我一直深信“物以类聚、人以群分”这句话。所以,“酒逢知己千杯少、话不投机半句多”绝对是我大天蝎的真实写照。
细数在这个城市交结的朋友,大部分都是户外旅行认识的,而因工作认识的人如果能有一起旅行的交情,也是可以划进朋友这个小圈的。
我还记得第一次参加户外活动就不知深浅地报名穿越海柴角,就连装备都是报名当天买的。而带我走上这条道的是个看上去斯文的小文青,同时也是个把“驴说,你没有翅膀,心也会飞翔”做签名的老驴。
集合的时候我吓了一跳,因为全队就我一个女的,还是一头彻头彻尾的新驴,看着队友们长得人高马大,背包几乎比人还高,我有一种游击队小兵误入特种部队的错觉。
我以为只是去爬个山、走个道,放松身心,自由呼吸……结果,图羊图森破啊。
不仅不能自由呼吸,简直恨不得是屏住呼吸、小心翼翼地在海边各种奇形怪状的大石头上走。这时候人高马大和那些比人还高的背包就成劣势了。有一位经验丰富的老革命居然在这遇到了新问题,结实地摔了一跤。大包压得半天才缓过劲来。
好不容易走完海边这段路,以为终于熬出头了,没想到马上又开始翻山越岭。真佩服那时候的傻大胆和好体力。
上山、下山,终于赶在天黑前到了露营地。一个猛驴妹子加入了我们,她刚结束另一段更艰难的翻山越岭。
她问:你下次还敢参加吗?
我说:敢啊。
大天蝎的概念里,只有愿不愿,没有敢不敢。
可惜段位相差悬殊,再加上各种阴差阳错,之后一直无缘跟她一起活动。只是依稀听到一些她的消息。比如去哪爬山了,去哪溪降了,去哪攀岩了。最后一次听到她的消息,是在攀岩中磕掉了半颗门牙。
女侠,别来无恙?除了那颗牙~
看到玩深潜的人说,那些一起去深潜的人,都是生死之交。即使我这种深潜的门外汉,也有点头如捣蒜地深以为然。记得那一次在冲绳潜水,下水前给我们讲解的姑娘有一双特别可爱的眼睛,笑起来非常阳光,英文也很好,于是我们都放心地报了名。

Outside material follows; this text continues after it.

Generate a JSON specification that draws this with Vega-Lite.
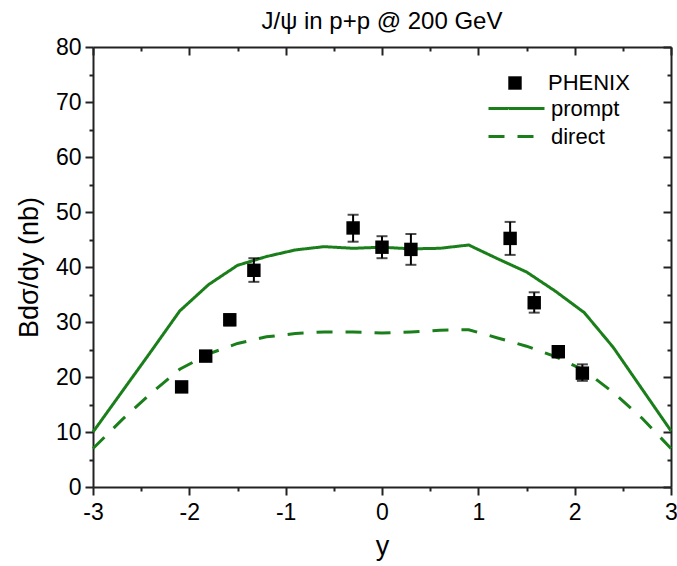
{
  "$schema": "https://vega.github.io/schema/vega-lite/v6.json",
  "width": 578,
  "height": 440,
  "autosize": {"type": "none"},
  "padding": {"left": 93, "top": 47, "right": 6, "bottom": 79},
  "background": "white",
  "config": {"view": {"stroke": null}, "font": "Liberation Sans"},
  "title": {"text": "J/ψ in p+p @ 200 GeV", "fontSize": 24, "fontWeight": "normal", "font": "Liberation Sans", "color": "black", "anchor": "middle", "offset": 2},
  "datasets": {
    "models": [
      {"model": "prompt", "rap": -3, "val": 10},
      {"model": "prompt", "rap": -2.7, "val": 17.3},
      {"model": "prompt", "rap": -2.4, "val": 24.6},
      {"model": "prompt", "rap": -2.1, "val": 32},
      {"model": "prompt", "rap": -1.8, "val": 36.8},
      {"model": "prompt", "rap": -1.5, "val": 40.3},
      {"model": "prompt", "rap": -1.2, "val": 41.9},
      {"model": "prompt", "rap": -0.9, "val": 43.1},
      {"model": "prompt", "rap": -0.6, "val": 43.7},
      {"model": "prompt", "rap": -0.3, "val": 43.4},
      {"model": "prompt", "rap": 0, "val": 43.6},
      {"model": "prompt", "rap": 0.3, "val": 43.3},
      {"model": "prompt", "rap": 0.6, "val": 43.4},
      {"model": "prompt", "rap": 0.9, "val": 44},
      {"model": "prompt", "rap": 1.2, "val": 41.5},
      {"model": "prompt", "rap": 1.5, "val": 39.1},
      {"model": "prompt", "rap": 1.8, "val": 35.6},
      {"model": "prompt", "rap": 2.1, "val": 31.7},
      {"model": "prompt", "rap": 2.4, "val": 25.4},
      {"model": "prompt", "rap": 2.7, "val": 17.8},
      {"model": "prompt", "rap": 3, "val": 10.2},
      {"model": "direct", "rap": -3, "val": 7},
      {"model": "direct", "rap": -2.7, "val": 12.2},
      {"model": "direct", "rap": -2.4, "val": 17},
      {"model": "direct", "rap": -2.1, "val": 21.4},
      {"model": "direct", "rap": -1.8, "val": 24.2},
      {"model": "direct", "rap": -1.5, "val": 26.1},
      {"model": "direct", "rap": -1.2, "val": 27.3},
      {"model": "direct", "rap": -0.9, "val": 27.9},
      {"model": "direct", "rap": -0.6, "val": 28.2},
      {"model": "direct", "rap": -0.3, "val": 28.2},
      {"model": "direct", "rap": 0, "val": 28},
      {"model": "direct", "rap": 0.3, "val": 28.2},
      {"model": "direct", "rap": 0.6, "val": 28.5},
      {"model": "direct", "rap": 0.9, "val": 28.6},
      {"model": "direct", "rap": 1.2, "val": 27.1},
      {"model": "direct", "rap": 1.5, "val": 25.6},
      {"model": "direct", "rap": 1.8, "val": 23.7},
      {"model": "direct", "rap": 2.1, "val": 21.2},
      {"model": "direct", "rap": 2.4, "val": 17.2},
      {"model": "direct", "rap": 2.7, "val": 12.5},
      {"model": "direct", "rap": 3, "val": 7}
    ],
    "phenix": [
      {"obs": "PHENIX", "rap": -2.08, "val": 18.2, "lo": 17.4, "hi": 19.0},
      {"obs": "PHENIX", "rap": -1.83, "val": 23.8, "lo": 22.9, "hi": 24.7},
      {"obs": "PHENIX", "rap": -1.58, "val": 30.4, "lo": 29.4, "hi": 31.4},
      {"obs": "PHENIX", "rap": -1.33, "val": 39.4, "lo": 37.3, "hi": 41.6},
      {"obs": "PHENIX", "rap": -0.3, "val": 47.1, "lo": 44.6, "hi": 49.5},
      {"obs": "PHENIX", "rap": 0, "val": 43.6, "lo": 41.6, "hi": 45.6},
      {"obs": "PHENIX", "rap": 0.3, "val": 43.2, "lo": 40.4, "hi": 46.0},
      {"obs": "PHENIX", "rap": 1.33, "val": 45.2, "lo": 42.2, "hi": 48.2},
      {"obs": "PHENIX", "rap": 1.58, "val": 33.5, "lo": 31.7, "hi": 35.4},
      {"obs": "PHENIX", "rap": 1.83, "val": 24.6, "lo": 23.6, "hi": 25.6},
      {"obs": "PHENIX", "rap": 2.08, "val": 20.7, "lo": 19.3, "hi": 22.3}
    ]
  },
  "layer": [
    {
      "data": {"name": "models"},
      "mark": {"type": "line", "strokeWidth": 3, "color": "#1a7f1a"},
      "encoding": {
        "x": {
          "field": "rap", "type": "quantitative",
          "scale": {"domain": [-3, 3], "nice": false, "zero": false},
          "axis": {
            "orient": "bottom", "grid": false,
            "values": [-3, -2.5, -2, -1.5, -1, -0.5, 0, 0.5, 1, 1.5, 2, 2.5, 3],
            "labelExpr": "datum.value % 1 === 0 ? '' + datum.value : ''",
            "tickSize": {"condition": {"test": "datum.value % 1 === 0", "value": 8}, "value": 4},
            "tickWidth": 2, "tickColor": "#222", "domainColor": "#222", "domainWidth": 2,
            "labelFontSize": 23, "labelFont": "Liberation Sans", "labelColor": "black", "labelPadding": 6, "labelFlush": false, "labelOverlap": false,
            "title": "y", "titleFontSize": 27, "titleFontWeight": "normal", "titleFont": "Liberation Sans", "titleColor": "black", "titlePadding": 9
          }
        },
        "y": {
          "field": "val", "type": "quantitative",
          "scale": {"domain": [0, 80], "nice": false},
          "axis": {
            "orient": "left", "grid": false,
            "values": [0, 5, 10, 15, 20, 25, 30, 35, 40, 45, 50, 55, 60, 65, 70, 75, 80],
            "labelExpr": "datum.value % 10 === 0 ? '' + datum.value : ''",
            "tickSize": {"condition": {"test": "datum.value % 10 === 0", "value": 8}, "value": 4},
            "tickWidth": 2, "tickColor": "#222", "domainColor": "#222", "domainWidth": 2,
            "labelFontSize": 23, "labelFont": "Liberation Sans", "labelColor": "black", "labelPadding": 4, "labelFlush": false, "labelOverlap": false,
            "title": "Bdσ/dy (nb)", "titleFontSize": 27, "titleFontWeight": "normal", "titleFont": "Liberation Sans", "titleColor": "black", "titlePadding": 12
          }
        },
        "strokeDash": {
          "field": "model", "type": "nominal",
          "scale": {"domain": ["prompt", "direct"], "range": [[1, 0], [16, 13]]},
          "legend": {
            "orient": "none", "legendX": 408, "legendY": 46, "title": null, "padding": 0,
            "symbolType": "M-2,0H2", "symbolSize": 784, "symbolStrokeColor": "#1a7f1a", "symbolStrokeWidth": 3, "symbolFillColor": "transparent",
            "labelFontSize": 22, "labelFont": "Liberation Sans", "labelColor": "black", "labelOffset": 19, "rowPadding": 1
          }
        }
      }
    },
    {
      "data": {"name": "phenix"},
      "mark": {"type": "errorbar", "ticks": {"size": 11, "thickness": 2, "color": "black"}, "rule": {"strokeWidth": 2, "color": "black"}},
      "encoding": {
        "x": {"field": "rap", "type": "quantitative", "scale": {"domain": [-3, 3], "nice": false, "zero": false}, "axis": null},
        "y": {"field": "lo", "type": "quantitative", "scale": {"domain": [0, 80], "nice": false}, "axis": null},
        "y2": {"field": "hi"}
      }
    },
    {
      "data": {"name": "phenix"},
      "mark": {"type": "point", "shape": "square", "filled": true, "size": 180, "color": "black", "opacity": 1},
      "encoding": {
        "x": {
          "field": "rap", "type": "quantitative",
          "scale": {"domain": [-3, 3], "nice": false, "zero": false},
          "axis": {
            "orient": "bottom", "offset": -440, "grid": false, "labels": false, "title": null,
            "values": [-3, -2.5, -2, -1.5, -1, -0.5, 0, 0.5, 1, 1.5, 2, 2.5, 3],
            "tickSize": {"condition": {"test": "datum.value % 1 === 0", "value": 8}, "value": 4},
            "tickWidth": 2, "tickColor": "#222", "domainColor": "#222", "domainWidth": 2
          }
        },
        "y": {
          "field": "val", "type": "quantitative",
          "scale": {"domain": [0, 80], "nice": false},
          "axis": {
            "orient": "left", "offset": -578, "grid": false, "labels": false, "title": null,
            "values": [0, 5, 10, 15, 20, 25, 30, 35, 40, 45, 50, 55, 60, 65, 70, 75, 80],
            "tickSize": {"condition": {"test": "datum.value % 10 === 0", "value": 8}, "value": 4},
            "tickWidth": 2, "tickColor": "#222", "domainColor": "#222", "domainWidth": 2
          }
        },
        "shape": {
          "field": "obs", "type": "nominal",
          "scale": {"domain": ["PHENIX"], "range": ["square"]},
          "legend": {
            "orient": "none", "legendX": 411, "legendY": 25, "title": null, "padding": 0,
            "symbolSize": 180, "symbolFillColor": "black", "symbolStrokeColor": "black", "symbolStrokeWidth": 0,
            "labelFontSize": 22, "labelFont": "Liberation Sans", "labelColor": "black", "labelOffset": 22
          }
        }
      }
    },
    {
      "mark": {"type": "rule", "color": "#a03ca0", "strokeWidth": 1.5},
      "encoding": {
        "y": {"datum": 0, "type": "quantitative", "scale": {"domain": [0, 80], "nice": false}, "axis": null}
      }
    }
  ],
  "resolve": {"axis": {"x": "independent", "y": "independent"}}
}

换好潜水服,背上氧气筒之后,才知道我们被分成了两组,带我下水的是另一个日本小男生。长得就很……呵呵哒。再加上只会讲日文,我这个颜控瞬间就犹豫了。
可是蓝洞吸引力太大,再加上好不容易才套好这身行头。又换下来太麻烦了,反正水下哪怕他会中文也白搭,我只要记住手势就好了。
起初一切顺利,可是突然看到断崖的时候我立马石化了。深蓝的海水下,只看到断崖下更加深蓝的海水,看不到到底有多深,看不到断崖下面是什么样。未知的恐惧一下子就像点了我的穴道。
我至今仍非常清楚地记得当时的感觉,身体不自觉地哆嗦了一下,他见我突然停了,回头向我打手势:是不是不舒服?上还是下?
我至少停滞了30秒,然后打了个继续下的手势。跟着他向更深的未知潜去,心里默默祈祷:大哥,姐的小命就交给你了。
当然,这条小命看到了更美的海底世界。
记得上次滑翔伞回来,跟朋友说起的时候满是兴奋。最后轻描淡写地补了一句,没专门买保险,甚至都没有登记资料,要真是挂了,估计人都无从找起。朋友说:你也真是胆大。我非常认真地说:好奇怪啊,我特别怕疼,但好像一点也不怕死。她恶狠狠地回了一句:你丫有病吧。
我们老说明天和意外不知道谁先来。与其担心各种有的没的,不如在尽可能做好防范的前提下,好好抓住可以有的。
有人说印度简直乱得像地狱,可是有的人已经计划去第四次了。有人提到贫穷战乱唯恐避之不及,可是有的人已经走进阿富汗了。
曾有一个朋友跟我说,如果得了绝症,他就放下一切,一路开车去西藏,沿途都是最爱的风景,在哪里离开都会心满意足。
前路漫漫,还有更多风景在等着。如果旅行是种病,恐怕我们都已病入膏肓。
对我们来说,冻得半死之后的一杯热茶,饿得半死之后的一碗方便面,胜过一切人间美味。